The annual Agri-Food and Bioscience Institute (AFBI) post-graduate symposium was held recently at AFBI Hillsborough, with over 70 participants, including full and part-time students and their supervisors. This very successful event was organised primarily by the students themselves, under the chairmanship of Rory Lunny, and allowed everyone to meet collectively to share their research and experiences of post-graduate life.
AFBI has over 60 post-graduate students carrying out research across the full range of scientific disciplines. In his opening remarks Professor Seamus Kennedy, the CEO of AFBI emphasised that postgraduate students are the life blood of any research organisation. This was developed by Mr Tony O’Neill, Group Deputy Chief Executive, Dunbia who stressed the importance of high-quality research in maintaining N. Ireland’s competitiveness in international agri-food markets. An important theme of his talk was the importance of research students to understand the practical significance and applications of what they were doing.
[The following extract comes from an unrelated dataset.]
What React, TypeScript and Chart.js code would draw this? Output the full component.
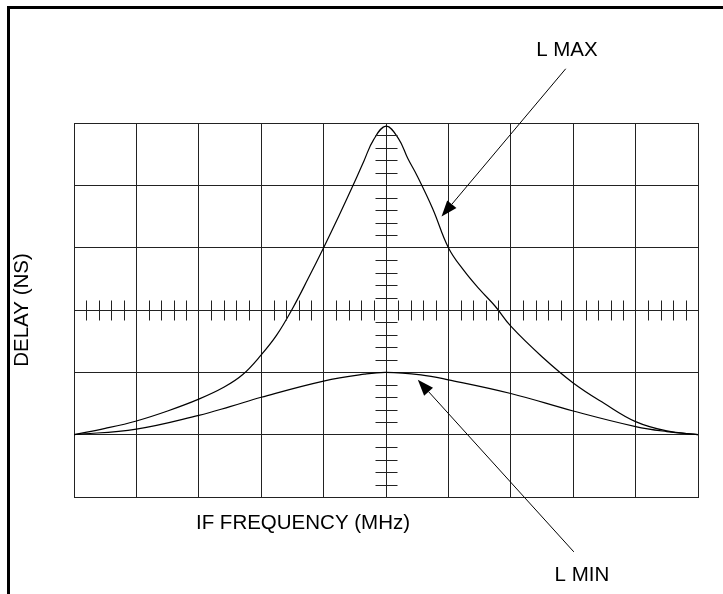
import React, { useEffect, useRef } from "react";
import { Chart, registerables } from "chart.js";

Chart.register(...registerables);

// IF frequency (grid divisions from centre) and delay (grid divisions from bottom)
const lMaxFreq = [-5, -4.5, -4, -3.5, -3, -2.6, -2.3, -2, -1.75, -1.5, -1.25, -1, -0.75, -0.5, -0.35, -0.2, 0, 0.2, 0.35, 0.5, 0.75, 1, 1.25, 1.5, 1.75, 2, 2.5, 3, 3.5, 4, 4.5, 5];
const lMaxDelay = [1.0, 1.1, 1.22, 1.38, 1.57, 1.76, 1.96, 2.28, 2.6, 3.02, 3.5, 4.0, 4.52, 5.06, 5.4, 5.73, 5.95, 5.75, 5.43, 5.15, 4.62, 4.0, 3.63, 3.33, 3.06, 2.74, 2.25, 1.83, 1.5, 1.21, 1.06, 1.0];

const lMinFreq = [-5, -4, -3, -2.5, -2, -1, -0.35, 0, 0.56, 1, 2, 3, 4, 4.5, 5];
const lMinDelay = [1.0, 1.09, 1.31, 1.45, 1.6, 1.86, 1.97, 2.0, 1.96, 1.88, 1.66, 1.38, 1.13, 1.05, 1.0];

const xTitle = "IF FREQUENCY (MHz)";
const yTitle = "DELAY (NS)";

// callouts: [label, label x, label y, line start x, line start y, arrow tip x, arrow tip y] (data units)
const callouts: [string, number, number, number, number, number, number][] = [
  ["L MAX", 2.9, 7.17, 2.88, 6.87, 0.89, 4.5],
  ["L MIN", 3.14, -1.25, 3.01, -0.88, 0.51, 1.88],
];

const FONT = "20.5px 'Liberation Sans', Arial, sans-serif";

const decorPlugin = {
  id: "decor",
  afterDatasetsDraw(chart: any) {
    const { ctx, scales } = chart;
    const xs = scales.x;
    const ys = scales.y;
    ctx.save();
    // minor ticks on centre axes
    ctx.strokeStyle = "#222";
    ctx.lineWidth = 1;
    const cy = Math.round(ys.getPixelForValue(3)) + 0.5;
    const cx = Math.round(xs.getPixelForValue(0)) + 0.5;
    ctx.beginPath();
    for (let i = -25; i <= 25; i++) {
      if (i % 5 === 0) continue;
      const px = Math.round(xs.getPixelForValue(i / 5)) + 0.5;
      ctx.moveTo(px, cy - 10);
      ctx.lineTo(px, cy + 10);
    }
    for (let i = 1; i <= 30; i++) {
      if (i % 5 === 0 && i !== 30) continue;
      const py = Math.round(ys.getPixelForValue(i / 5)) + 0.5;
      ctx.moveTo(cx - 11, py);
      ctx.lineTo(cx + 11, py);
    }
    ctx.stroke();

    // callouts
    ctx.fillStyle = "#000";
    ctx.strokeStyle = "#000";
    ctx.font = FONT;
    ctx.textAlign = "center";
    ctx.textBaseline = "middle";
    for (const [label, lx, ly, sx, sy, tx, ty] of callouts) {
      const Lx = xs.getPixelForValue(lx);
      const Ly = ys.getPixelForValue(ly);
      const Sx = xs.getPixelForValue(sx);
      const Sy = ys.getPixelForValue(sy);
      const Tx = xs.getPixelForValue(tx);
      const Ty = ys.getPixelForValue(ty);
      ctx.fillText(label, Lx, Ly);
      const ang = Math.atan2(Ty - Sy, Tx - Sx);
      const len = 16;
      const hw = 6;
      const bx = Tx - Math.cos(ang) * len;
      const by = Ty - Math.sin(ang) * len;
      ctx.beginPath();
      ctx.lineWidth = 1;
      ctx.moveTo(Sx, Sy);
      ctx.lineTo(bx, by);
      ctx.stroke();
      ctx.beginPath();
      ctx.moveTo(Tx, Ty);
      ctx.lineTo(bx - Math.sin(ang) * hw, by + Math.cos(ang) * hw);
      ctx.lineTo(bx + Math.sin(ang) * hw, by - Math.cos(ang) * hw);
      ctx.closePath();
      ctx.fill();
    }

    // axis titles
    ctx.fillText(xTitle, xs.getPixelForValue(-1.33), ys.bottom + 26);
    ctx.save();
    ctx.translate(22, ys.getPixelForValue(3));
    ctx.rotate(-Math.PI / 2);
    ctx.fillText(yTitle, 0, 0);
    ctx.restore();
    ctx.restore();
  },
};

export default function App() {
  const ref = useRef<HTMLCanvasElement | null>(null);
  useEffect(() => {
    if (!ref.current) return;
    const chart = new Chart(ref.current, {
      type: "scatter",
      data: {
        datasets: [
          {
            label: "L MAX",
            data: lMaxFreq.map((x, i) => ({ x, y: lMaxDelay[i] })),
            showLine: true,
            borderColor: "#000",
            borderWidth: 1.2,
            pointRadius: 0,
            tension: 0.4,
          } as any,
          {
            label: "L MIN",
            data: lMinFreq.map((x, i) => ({ x, y: lMinDelay[i] })),
            showLine: true,
            borderColor: "#000",
            borderWidth: 1.2,
            pointRadius: 0,
            tension: 0.4,
          } as any,
        ],
      },
      options: {
        responsive: false,
        animation: false,
        devicePixelRatio: 1,
        layout: { padding: { left: 74, right: 25, top: 123, bottom: 97 } },
        plugins: { legend: { display: false }, tooltip: { enabled: false } },
        scales: {
          x: {
            type: "linear",
            min: -5,
            max: 5,
            ticks: { display: false, stepSize: 1 },
            grid: { color: "#222", lineWidth: 1, drawTicks: false },
            border: { color: "#222", width: 1 },
          },
          y: {
            type: "linear",
            min: 0,
            max: 6,
            ticks: { display: false, stepSize: 1 },
            grid: { color: "#222", lineWidth: 1, drawTicks: false },
            border: { color: "#222", width: 1 },
          },
        },
      },
      plugins: [decorPlugin],
    });
    return () => chart.destroy();
  }, []);
  return (
    <div style={{ position: "fixed", left: 0, top: 0, width: 723, height: 594, background: "#fff", overflow: "hidden" }}>
      <div style={{ position: "absolute", left: 7, top: 6, width: 800, height: 700, borderTop: "3px solid #000", borderLeft: "3px solid #000" }} />
      <canvas ref={ref} width={723} height={594} style={{ position: "absolute", left: 0, top: 0, width: 723, height: 594 }} />
    </div>
  );
}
Twelve students gave oral presentations on topics ranging from tree health, agro-forestry and the distribution of harbour porpoise around the Northern Ireland coast to animal health, predictions of methane emissions from lowland lambs and the nutritional attributes of cows’ milk. The prize for the best oral presentation was made to Mary Harty for a talk entitled “Effects of fertiliser form on yield, uptake and direct and indirect nitrous oxide (N20) emissions from grassland.” Mary is a Walsh Fellowship student currently working in the Teagasc Environmental Research Centre in Johnstown Castle. Mary was particularly commended for the important practical applications of her work.
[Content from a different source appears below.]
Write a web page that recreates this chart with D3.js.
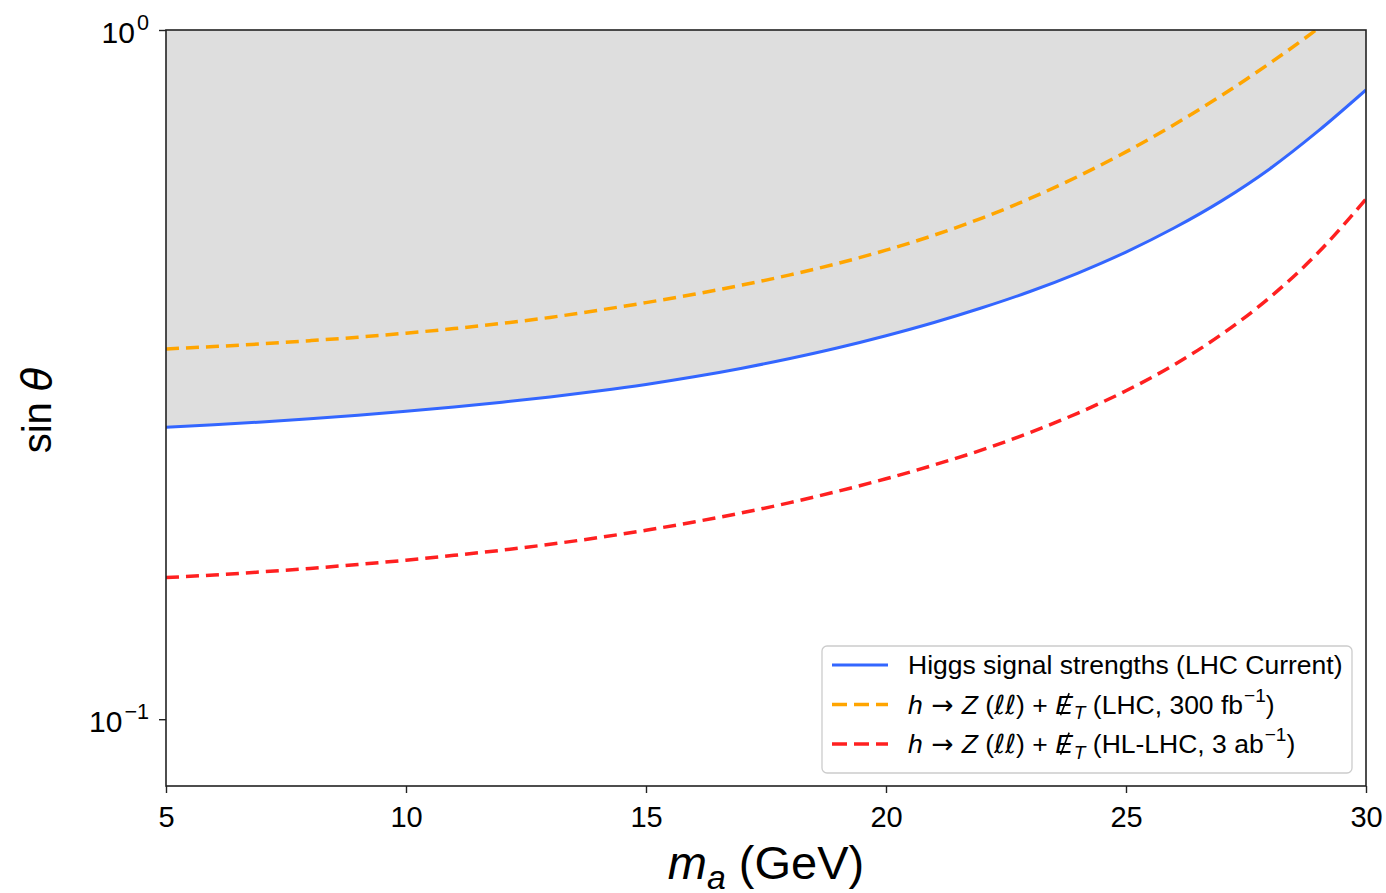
<!DOCTYPE html>
<html>
<head>
<meta charset="utf-8">
<script src="https://cdn.jsdelivr.net/npm/d3@7"></script>
<style>
  body { margin: 0; background: #fff; }
  svg { font-family: "Liberation Sans", Arial, Helvetica, sans-serif; }
  text { white-space: pre; }
</style>
</head>
<body>
<svg id="chart" width="1386" height="893"></svg>
<script>
// m_a (GeV)
const massGeV = [5, 6, 7, 8, 9, 10, 11, 12, 13, 14, 15, 16, 17, 18, 19, 20, 21, 22, 23, 24, 25, 26, 27, 28, 29, 30];
// Higgs signal strengths (LHC current) -- solid blue, shaded above
const higgsSignal = [0.2652, 0.2674, 0.2699, 0.2728, 0.2761, 0.2798, 0.2839, 0.2884, 0.2934, 0.2993,
  0.3060, 0.3139, 0.3231, 0.3337, 0.3459, 0.3601, 0.3764, 0.3953, 0.4174, 0.4440,
  0.4762, 0.5160, 0.5655, 0.6292, 0.7131, 0.8185];
// h -> Z(ll) + MET, LHC 300 fb^-1
const lhc300 = [0.3445, 0.3473, 0.3505, 0.3542, 0.3583, 0.3632, 0.3688, 0.3753, 0.3828, 0.3920,
  0.4022, 0.4136, 0.4265, 0.4413, 0.4586, 0.4792, 0.5038, 0.5335, 0.5696, 0.6131,
  0.6655, 0.7287, 0.8042, 0.8953, 1.0048, 1.1373];
// h -> Z(ll) + MET, HL-LHC 3 ab^-1
const hllhc3 = [0.1605, 0.1619, 0.1636, 0.1655, 0.1677, 0.1701, 0.1729, 0.1759, 0.1794, 0.1834,
  0.1880, 0.1933, 0.1993, 0.2062, 0.2142, 0.2233, 0.2338, 0.2459, 0.2606, 0.2781,
  0.2996, 0.3267, 0.3621, 0.4094, 0.4750, 0.5687];

const xTicks = [5, 10, 15, 20, 25, 30];
const xMinorTicks = [5, 6, 7, 8, 9, 10, 11, 12, 13, 14, 15, 16, 17, 18, 19, 20, 21, 22, 23, 24, 25, 26, 27, 28, 29, 30];
const yTicks = [0.1, 1];
const yTickExp = ['\u22121', '0'];
const yMinorTicks = [0.08, 0.09, 0.2, 0.3, 0.4, 0.5, 0.6, 0.7, 0.8, 0.9];

const plot = { left: 166, right: 1366, top: 30, bottom: 786 };
const ink = '#222';

const svg = d3.select('#chart');

const x = d3.scaleLinear().domain([5, 30]).range([plot.left, plot.right]);
const y = d3.scaleLog().domain([0.08, 1]).range([plot.bottom, plot.top]);

// writes text made of parts {t, it, sub, sup, font, dx, cls}
function richText(sel, parts, size) {
  let shift = 0;
  parts.forEach(p => {
    const ts = sel.append('tspan').text(p.t);
    let target = 0;
    if (p.sub) { target = size * 0.22; ts.attr('font-size', size * 0.72); }
    if (p.sup) { target = -size * 0.45; ts.attr('font-size', size * 0.72); }
    if (p.it) ts.attr('font-style', 'italic');
    if (p.font) ts.attr('font-family', p.font);
    if (p.dx) ts.attr('dx', p.dx);
    if (p.cls) ts.attr('class', p.cls);
    if (target !== shift) ts.attr('dy', target - shift);
    shift = target;
  });
}

svg.append('defs').append('clipPath').attr('id', 'clip')
  .append('rect')
  .attr('x', plot.left).attr('y', plot.top)
  .attr('width', plot.right - plot.left).attr('height', plot.bottom - plot.top);

const rows = massGeV.map((m, i) => ({ m, higgs: higgsSignal[i], lhc: lhc300[i], hl: hllhc3[i] }));

const g = svg.append('g').attr('clip-path', 'url(#clip)');

// excluded region
g.append('path')
  .datum(rows)
  .attr('fill', '#dedede')
  .attr('d', d3.area().x(d => x(d.m)).y0(y(1)).y1(d => y(d.higgs)).curve(d3.curveMonotoneX));

const series = [
  { key: 'higgs', color: '#3366ff', width: 3, dash: null },
  { key: 'lhc', color: '#ffa500', width: 3.5, dash: '13,7' },
  { key: 'hl', color: '#ff2020', width: 3.5, dash: '13,7' }
];

series.forEach(s => {
  g.append('path')
    .datum(rows)
    .attr('fill', 'none')
    .attr('stroke', s.color)
    .attr('stroke-width', s.width)
    .attr('stroke-dasharray', s.dash)
    .attr('d', d3.line().x(d => x(d.m)).y(d => y(d[s.key])).curve(d3.curveMonotoneX));
});

// axes
const xAxis = svg.append('g').attr('transform', `translate(0,${plot.bottom})`);
xAxis.call(d3.axisBottom(x).tickValues(xMinorTicks).tickSize(4).tickFormat(''));
xAxis.call(d3.axisBottom(x).tickValues(xTicks).tickSize(7).tickPadding(13).tickFormat(d3.format('d')));
xAxis.selectAll('.domain').remove();
xAxis.selectAll('line').attr('stroke', ink).attr('stroke-width', 1.4);
xAxis.selectAll('text').attr('font-size', 29).attr('fill', '#000')
  .attr('font-family', '"Liberation Sans", Arial, sans-serif');

const yAxis = svg.append('g').attr('transform', `translate(${plot.left},0)`);
yAxis.call(d3.axisLeft(y).tickValues(yMinorTicks).tickSize(4).tickFormat(''));
yAxis.call(d3.axisLeft(y).tickValues(yTicks).tickSize(7).tickFormat(''));
yAxis.selectAll('.domain').remove();
yAxis.selectAll('line').attr('stroke', ink).attr('stroke-width', 1.4);

yTicks.forEach((v, i) => {
  const t = svg.append('text')
    .attr('x', 149).attr('y', y(v) + 13)
    .attr('text-anchor', 'end')
    .attr('font-size', 30);
  richText(t, [{ t: '10' }, { t: yTickExp[i], sup: true, dx: 2 }], 30);
});

// frame
svg.append('rect')
  .attr('x', plot.left).attr('y', plot.top)
  .attr('width', plot.right - plot.left).attr('height', plot.bottom - plot.top)
  .attr('fill', 'none').attr('stroke', ink).attr('stroke-width', 1.6);

// axis titles
const xt = svg.append('text')
  .attr('x', 766).attr('y', 879)
  .attr('text-anchor', 'middle').attr('font-size', 47);
richText(xt, [{ t: 'm', it: true }, { t: 'a', it: true, sub: true }, { t: ' (GeV)' }], 47);

const yt = svg.append('text')
  .attr('transform', 'translate(51,410) rotate(-90)')
  .attr('text-anchor', 'middle').attr('font-size', 40);
richText(yt, [{ t: 'sin ' }, { t: '\u03b8', it: true, font: '"DejaVu Sans", sans-serif' }], 40);

// legend
const legend = svg.append('g');
legend.append('rect')
  .attr('x', 822).attr('y', 646).attr('width', 530).attr('height', 127)
  .attr('rx', 5).attr('fill', '#fff').attr('fill-opacity', 0.85)
  .attr('stroke', '#cccccc').attr('stroke-width', 1.3);

const mathFont = '"DejaVu Sans", sans-serif';
// missing E_T: italic E, the slash is drawn afterwards as a line
function processLabel(tail) {
  return [{ t: 'h', it: true }, { t: ' \u2192 ', font: mathFont }, { t: 'Z', it: true }, { t: ' (' },
    { t: '\u2113\u2113', it: true, font: mathFont }, { t: ') + ' }, { t: 'E', it: true, cls: 'slashed' },
    { t: 'T', it: true, sub: true, dx: 1 }, { t: tail },
    { t: '\u22121', sup: true, dx: 1 }, { t: ')' }];
}
const legendText = [
  [{ t: 'Higgs signal strengths (LHC Current)' }],
  processLabel(' (LHC, 300 fb'),
  processLabel(' (HL-LHC, 3 ab')
];

series.forEach((s, i) => {
  const cy = 665 + i * 39.5;
  legend.append('line')
    .attr('x1', 832).attr('x2', 888).attr('y1', cy).attr('y2', cy)
    .attr('stroke', s.color).attr('stroke-width', s.width)
    .attr('stroke-dasharray', s.dash ? '15,7' : null);
  const t = legend.append('text')
    .attr('x', 908).attr('y', cy + 9)
    .attr('font-size', 26.5);
  richText(t, legendText[i], 26.5);
});

legend.selectAll('tspan.slashed').each(function() {
  const b = this.getBBox();
  const top = b.y + b.height * 0.12, bot = b.y + b.height * 0.86;
  legend.append('line')
    .attr('x1', b.x + b.width * 0.3).attr('y1', bot)
    .attr('x2', b.x + b.width * 0.78).attr('y2', top)
    .attr('stroke', '#000').attr('stroke-width', 1.6);
});
</script>
</body>
</html>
Eleven first-year post-graduate students also presented posters describing their work. Again these covered a wide range of topics including housing systems for beef cattle, factors improving sow performance, the impact of EU milk quotas and strategies to increase white clover use in grazed swards. The prize for the best-presented poster was made to Claire Guy for her poster entitled “Grass growth, structure and morphology of tetraploid and diploid swards sown with and without white clover during the winter.” Claire is a Walsh Fellowship student working in Teagasc, Moorepark.
Dr Sinclair Mayne, Director of the AFBI’s Sustainable Agri-Food Sciences Division, was a member of the judging panel and said “The standard of the presentations was outstanding and the work described by the young scientist highly relevant and significant to the ongoing importance of the N. Ireland agri-food industry. I wish them every success in their future research careers.”